• _Stated task_: Tally the lines below that contain the word "this", and give only that number.

• _Provided data_:
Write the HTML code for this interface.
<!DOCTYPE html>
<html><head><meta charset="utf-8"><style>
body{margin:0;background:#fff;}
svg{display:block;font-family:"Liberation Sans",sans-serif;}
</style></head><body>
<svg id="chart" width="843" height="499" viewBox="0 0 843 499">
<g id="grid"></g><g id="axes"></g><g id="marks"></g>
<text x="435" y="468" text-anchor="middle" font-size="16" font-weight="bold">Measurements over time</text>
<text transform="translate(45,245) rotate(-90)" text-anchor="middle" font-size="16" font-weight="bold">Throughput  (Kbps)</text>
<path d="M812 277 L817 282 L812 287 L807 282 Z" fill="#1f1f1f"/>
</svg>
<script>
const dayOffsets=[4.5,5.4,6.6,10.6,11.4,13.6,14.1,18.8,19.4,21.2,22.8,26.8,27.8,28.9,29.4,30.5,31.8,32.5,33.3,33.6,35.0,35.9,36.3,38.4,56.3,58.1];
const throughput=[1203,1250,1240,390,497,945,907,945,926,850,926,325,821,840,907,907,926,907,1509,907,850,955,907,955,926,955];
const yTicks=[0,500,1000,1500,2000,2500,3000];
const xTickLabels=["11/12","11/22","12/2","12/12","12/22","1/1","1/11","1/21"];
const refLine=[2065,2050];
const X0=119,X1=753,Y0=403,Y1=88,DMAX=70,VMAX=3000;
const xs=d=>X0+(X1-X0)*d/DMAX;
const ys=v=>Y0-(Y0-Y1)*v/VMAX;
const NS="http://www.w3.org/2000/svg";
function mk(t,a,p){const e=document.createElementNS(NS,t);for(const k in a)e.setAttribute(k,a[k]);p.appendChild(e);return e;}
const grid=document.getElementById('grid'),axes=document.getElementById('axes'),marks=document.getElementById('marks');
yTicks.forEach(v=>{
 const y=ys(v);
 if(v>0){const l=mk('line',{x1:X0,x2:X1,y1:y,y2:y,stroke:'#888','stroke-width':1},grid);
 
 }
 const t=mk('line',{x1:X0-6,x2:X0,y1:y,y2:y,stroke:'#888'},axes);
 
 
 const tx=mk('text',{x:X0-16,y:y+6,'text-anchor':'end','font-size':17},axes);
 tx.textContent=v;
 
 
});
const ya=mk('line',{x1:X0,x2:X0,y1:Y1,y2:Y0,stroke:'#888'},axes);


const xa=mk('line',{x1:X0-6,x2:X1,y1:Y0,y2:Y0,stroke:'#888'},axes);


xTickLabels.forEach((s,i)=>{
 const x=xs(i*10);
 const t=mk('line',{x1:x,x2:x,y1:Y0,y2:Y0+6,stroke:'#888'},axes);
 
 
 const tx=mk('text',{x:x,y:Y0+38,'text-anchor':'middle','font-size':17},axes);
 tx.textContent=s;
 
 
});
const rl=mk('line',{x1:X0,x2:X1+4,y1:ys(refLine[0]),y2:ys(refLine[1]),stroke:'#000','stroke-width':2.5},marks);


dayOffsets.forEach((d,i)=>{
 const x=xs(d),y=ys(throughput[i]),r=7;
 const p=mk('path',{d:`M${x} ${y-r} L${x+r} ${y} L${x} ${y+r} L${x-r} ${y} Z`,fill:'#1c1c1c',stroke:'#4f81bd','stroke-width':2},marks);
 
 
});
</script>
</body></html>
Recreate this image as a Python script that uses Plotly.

• _Output below_: 2